Jack Dorsey was glum. It was 2009, and we were in Baghdad, among a group of Silicon Valley movers and shakers on a State Department junket to visit businesses, universities, and the eerily deserted Iraq National Museum. But back home, all the moving and shaking in the company he had invented—a short-form blog platform called Twitter—was happening without him. Twitter was taking off, but Dorsey had been bounced from his leadership role, and his cofounders, Evan Williams and Biz Stone, were taking public victory laps, appearing on talk shows and conferences. Dorsey, a person whose emotions run deep, was in distress, as he confessed to me during a late-night discussion. The situation still stung when I met him a few months later, when he took me to his apartment to show me his new idea, a little acorn-shaped doodad that could make your phone into a credit card swiper.

Revenge, they say, is a dish best served cold, but in the next few years, Jack Dorsey was presented with a lavish feast, served not only piping hot but probably vegan as well. Or maybe keto. Not only did that weird app turn into Square—now valued at nearly $100 billion—but in 2011, Twitter’s CEO Dick Costolo, who had replaced Williams, tapped Dorsey to be the company’s part-time product guru. Four years later, Dorsey stepped in for Costolo to once again become Twitter’s leader. The man who invented the service and changed the world by giving instant voice to anyone, for better or worse, was finally back in charge of his creation.

Can one person run two big public companies? Dorsey insisted he could. After all, didn’t his idol Steve Jobs run Apple and Pixar?

The key would be assembling a team that would take the company to glory with a part-time leader. With Square, Dorsey has clearly done this, but Twitter’s record has been mixed. It’s been a constant frustration that usership never reached the billions that marked the ceilings of other social networks. The fact that the company punched beyond its weight in terms of influence always raised the question, why didn’t Twitter weigh more? The company ran through an endless stream of product Svengali’s, official and otherwise.

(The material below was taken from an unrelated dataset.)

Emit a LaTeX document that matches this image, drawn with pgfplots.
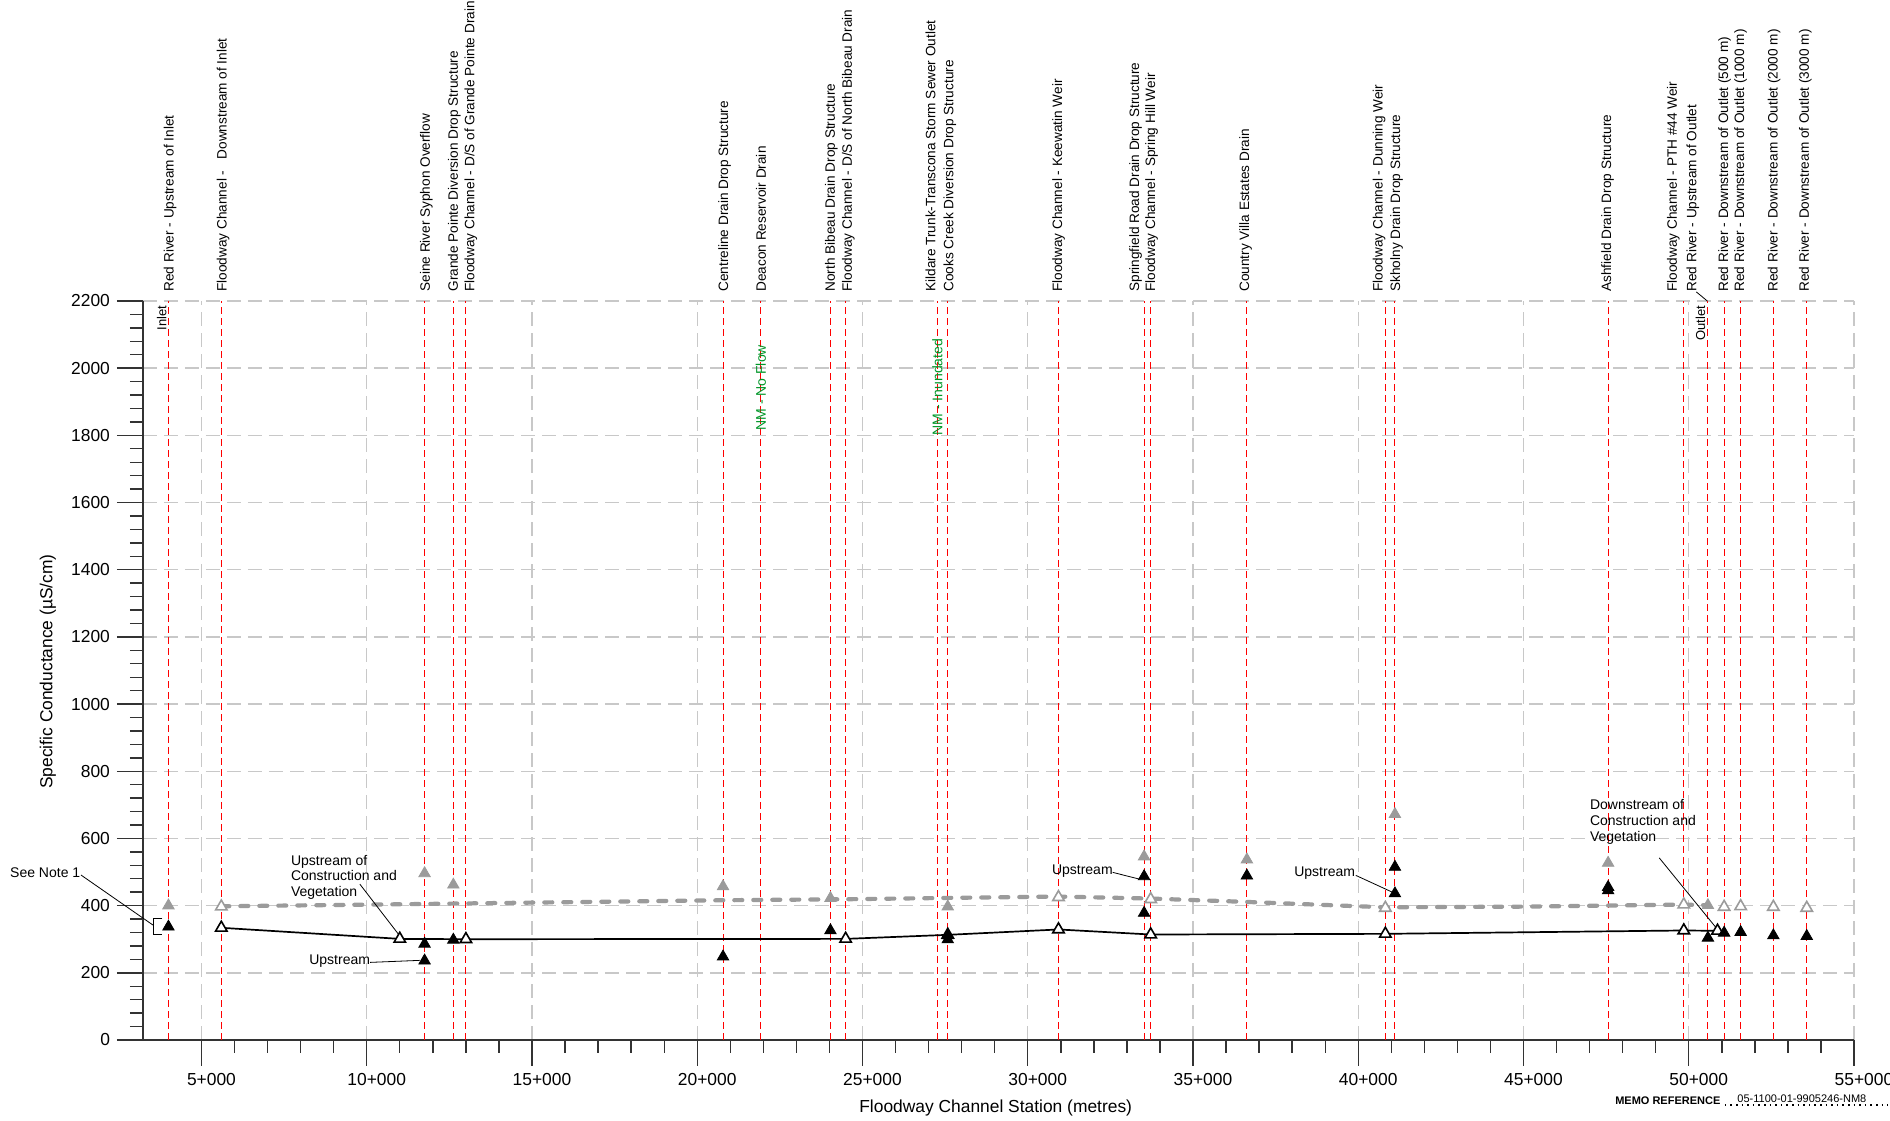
\documentclass[border=0pt]{standalone}
\usepackage{pgfplots}
\pgfplotsset{compat=1.18}
\usepackage{fontspec}
\setmainfont{Liberation Sans}
\definecolor{gridgray}{RGB}{200,200,200}
\definecolor{dgray}{RGB}{155,155,155}
\definecolor{nmgreen}{RGB}{0,150,40}
\newcommand\tickfont{\fontsize{8.7pt}{10pt}\selectfont}
\newcommand\labfont{\fontsize{6.8pt}{8pt}\selectfont}
\newcommand\annfont{\fontsize{7pt}{7.9pt}\selectfont}
\begin{document}
\begin{tikzpicture}
\begin{axis}[
  scale only axis, width=855.5pt, height=369.5pt,
  xmin=3230, xmax=55000, ymin=0, ymax=2200,
  axis x line=bottom, axis y line=left,
  axis line style={-, line width=0.9pt, black!80},
  xtick={5000,10000,...,55000},
  xticklabels={5+000,10+000,15+000,20+000,25+000,30+000,35+000,40+000,45+000,50+000,55+000},
  scaled x ticks=false,
  minor x tick num=4,
  ytick={0,200,...,2200},
  minor y tick num=4,
  tick align=outside,
  major tick length=13pt, minor tick length=6.5pt,
  tick style={line width=0.7pt, black!80},
  grid=major,
  major grid style={gridgray, line width=0.7pt, dash pattern=on 7pt off 3.5pt},
  /pgf/number format/assume math mode=true,
  /pgf/number format/1000 sep={},
  ticklabel style={font=\tickfont},
  xticklabel style={anchor=north, xshift=5pt},
  yticklabel style={anchor=east},
  clip=false,
]
\coordinate (SW) at (rel axis cs:0,0);
\coordinate (NE) at (rel axis cs:1,1);

% station lines
\pgfplotsinvokeforeach{4000,5600,11750,12620,13000,20780,21920,24030,24490,27260,27580,30930,33520,33720,36630,40820,41110,47560,49850,50580,51070,51570,52560,53570}{
  \draw[red, line width=0.5pt, dash pattern=on 3.5pt off 2pt] (axis cs:#1,0) -- (axis cs:#1,2200);
}

% gray dashed profile
\addplot[dgray, line width=2.1pt, line cap=round, dash pattern=on 4pt off 5.5pt, mark=none] coordinates {
(5600,398) (11000,404) (15000,409) (20780,416) (24490,419) (27580,423) (30930,427) (33720,421) (36630,411) (40820,395) (45000,397) (49850,403) (50580,401)};
% gray filled
\addplot[only marks, mark=triangle*, mark size=3.3pt, mark options={fill=dgray, draw=dgray}] coordinates {
(4000,400) (11750,496) (12620,462) (20780,457) (24030,422) (27580,397) (33520,546) (36630,537) (41110,672) (47560,527) (50580,401)};
% gray open
\addplot[only marks, mark=triangle*, mark size=3.3pt, mark options={fill=white, draw=dgray, line width=0.8pt}] coordinates {
(5600,397) (30930,425) (33720,419) (40820,393) (49850,403) (51070,396) (51570,398) (52560,396) (53570,393)};
% black line with open triangles
\addplot[black, line width=0.85pt, mark=triangle*, mark size=3.3pt, mark options={fill=white, draw=black, line width=0.8pt, solid}] coordinates {
(5600,334) (11000,301) (13000,300) (24490,301) (27580,313) (30930,329) (33720,314) (40820,316) (49850,326) (50870,325)};
% black filled
\addplot[only marks, mark=triangle*, mark size=3.3pt, mark options={fill=black, draw=black}] coordinates {
(4000,337) (11750,286) (11750,236) (12620,298) (20780,248) (24030,326) (27580,311) (27580,299) (33520,487) (33520,378) (36630,489) (41110,515) (41110,436) (47560,455) (47560,445) (50580,304) (51070,319) (51570,321) (52560,311) (53570,309)};

% top labels
\tikzset{toplab/.style={rotate=90, anchor=west, font=\labfont, inner sep=0pt, text height=0.72em, text depth=0.2em}}
\node[toplab] at (axis cs:4000,2227) {Red River - Upstream of Inlet};
\node[toplab] at (axis cs:5600,2227) {Floodway Channel -\ \ \ Downstream of Inlet};
\node[toplab] at (axis cs:11750,2227) {Seine River Syphon Overflow};
\node[toplab] at (axis cs:12600,2227) {Grande Pointe Diversion Drop Structure};
\node[toplab] at (axis cs:13100,2227) {Floodway Channel - D/S of Grande Pointe Drain};
\node[toplab] at (axis cs:20780,2227) {Centreline Drain Drop Structure};
\node[toplab] at (axis cs:21920,2227) {Deacon Reservoir Drain};
\node[toplab] at (axis cs:24010,2227) {North Bibeau Drain Drop Structure};
\node[toplab] at (axis cs:24520,2227) {Floodway Channel - D/S of North Bibeau Drain};
\node[toplab] at (axis cs:27050,2227) {Kildare Trunk-Transcona Storm Sewer Outlet};
\node[toplab] at (axis cs:27590,2227) {Cooks Creek Diversion Drop Structure};
\node[toplab] at (axis cs:30880,2227) {Floodway Channel - Keewatin Weir};
\node[toplab] at (axis cs:33210,2227) {Springfield Road Drain Drop Structure};
\node[toplab] at (axis cs:33700,2227) {Floodway Channel - Spring Hill Weir};
\node[toplab] at (axis cs:36540,2227) {Country Villa Estates Drain};
\node[toplab] at (axis cs:40580,2227) {Floodway Channel - Dunning Weir};
\node[toplab] at (axis cs:41110,2227) {Skholny Drain Drop Structure};
\node[toplab] at (axis cs:47490,2227) {Ashfield Drain Drop Structure};
\node[toplab] at (axis cs:49480,2227) {Floodway Channel - PTH \#44 Weir};
\node[toplab] at (axis cs:50070,2227) {Red River - Upstream of Outlet};
\node[toplab] at (axis cs:51030,2227) {Red River - Downstream of Outlet (500 m)};
\node[toplab] at (axis cs:51520,2227) {Red River - Downstream of Outlet (1000 m)};
\node[toplab] at (axis cs:52530,2227) {Red River - Downstream of Outlet (2000 m)};
\node[toplab] at (axis cs:53480,2227) {Red River - Downstream of Outlet (3000 m)};
\draw[black, line width=0.4pt] (axis cs:50230,2227) -- (axis cs:50560,2200);

\node[rotate=90, anchor=south east, font=\fontsize{6.5pt}{7.5pt}\selectfont, inner sep=0.5pt] at (axis cs:3980,2190) {Inlet};
\node[rotate=90, anchor=south east, font=\fontsize{6.5pt}{7.5pt}\selectfont, inner sep=0.5pt] at (axis cs:50540,2190) {Outlet};

\node[rotate=90, anchor=west, text=nmgreen, font=\annfont, inner sep=0pt, text height=0.72em, text depth=0.2em] at (axis cs:21920,1813) {NM - No Flow};
\node[rotate=90, anchor=west, text=nmgreen, font=\annfont, inner sep=0pt, text height=0.72em, text depth=0.2em] at (axis cs:27260,1799) {NM - Inundated};

% annotations
\node[anchor=west, font=\annfont, inner sep=0pt] at (axis cs:-800,499) {See Note 1};
\draw[black, line width=0.4pt] (axis cs:1355,491) -- (axis cs:3534,342);
\draw[black, line width=0.5pt] (axis cs:3818,363) -- (axis cs:3534,363) -- (axis cs:3534,313) -- (axis cs:3818,313);

\node[anchor=north west, align=left, font=\annfont, inner sep=0pt] at (axis cs:7697,552) {Upstream of\\Construction and\\Vegetation};
\draw[black, line width=0.4pt] (axis cs:9791,464) -- (axis cs:10998,310);
\node[anchor=west, font=\annfont, inner sep=0pt] at (axis cs:8251,234) {Upstream};
\draw[black, line width=0.4pt] (axis cs:10099,231) -- (axis cs:11601,237);
\node[anchor=west, font=\annfont, inner sep=0pt] at (axis cs:30722,502) {Upstream};
\draw[black, line width=0.4pt] (axis cs:32571,499) -- (axis cs:33372,479);
\node[anchor=west, font=\annfont, inner sep=0pt] at (axis cs:38053,498) {Upstream};
\draw[black, line width=0.4pt] (axis cs:39926,490) -- (axis cs:41010,441);
\node[anchor=north west, align=left, font=\annfont, inner sep=0pt] at (axis cs:47000,717) {Downstream of\\Construction and\\Vegetation};
\draw[black, line width=0.4pt] (axis cs:49108,542) -- (axis cs:50870,329);

% axis labels
\node[font=\tickfont] at (axis cs:29030,-202) {Floodway Channel Station (metres)};
\node[rotate=90, font=\tickfont] at (axis cs:350,1097) {Specific Conductance (µS/cm)};

% memo reference
\node[anchor=west, font=\bfseries\fontsize{5.5pt}{6pt}\selectfont, inner sep=0pt] at (axis cs:47764,-181) {MEMO REFERENCE};
\node[anchor=west, font=\fontsize{5.5pt}{6pt}\selectfont, inner sep=0pt] at (axis cs:51462,-174) {05-1100-01-9905246-NM8};
\draw[black, line width=0.8pt, dotted] (axis cs:51092,-194) -- (axis cs:56022,-194);
\end{axis}
\pgfresetboundingbox
\path ([xshift=-71.5pt,yshift=-40.5pt]SW) rectangle ([xshift=18pt,yshift=150.5pt]NE);
\end{tikzpicture}
\end{document}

In terms of policing Twitter’s content, Dorsey was the Hamlet of Silicon Valley, acknowledging the problems but hesitating to take the severe measures required to address them. Every woman who posts something even mildly controversial must expect a blizzard of horrid misogynistic responses. Only relatively recently has Twitter taken serious responses to its troll problem. And while Donald Trump is a problem that no one has figured out how to deal with, Dorsey allowed the misinformer-in-chief to use Twitter as his bullhorn for too long. (On the other hand, Dorsey’s call to permanently ban Trump after January 6 was gutsier than Facebook’s timid “suspension.”)

In other respects, Dorsey quite delightfully broke unspoken rules about the way a CEO is supposed to behave. Weirdness abounds in corporate suites, but seldom is displayed so brazenly. There was his diet. His beard. His nose ring. And his obsessions: denim, perambulating, and, more recently, crypto.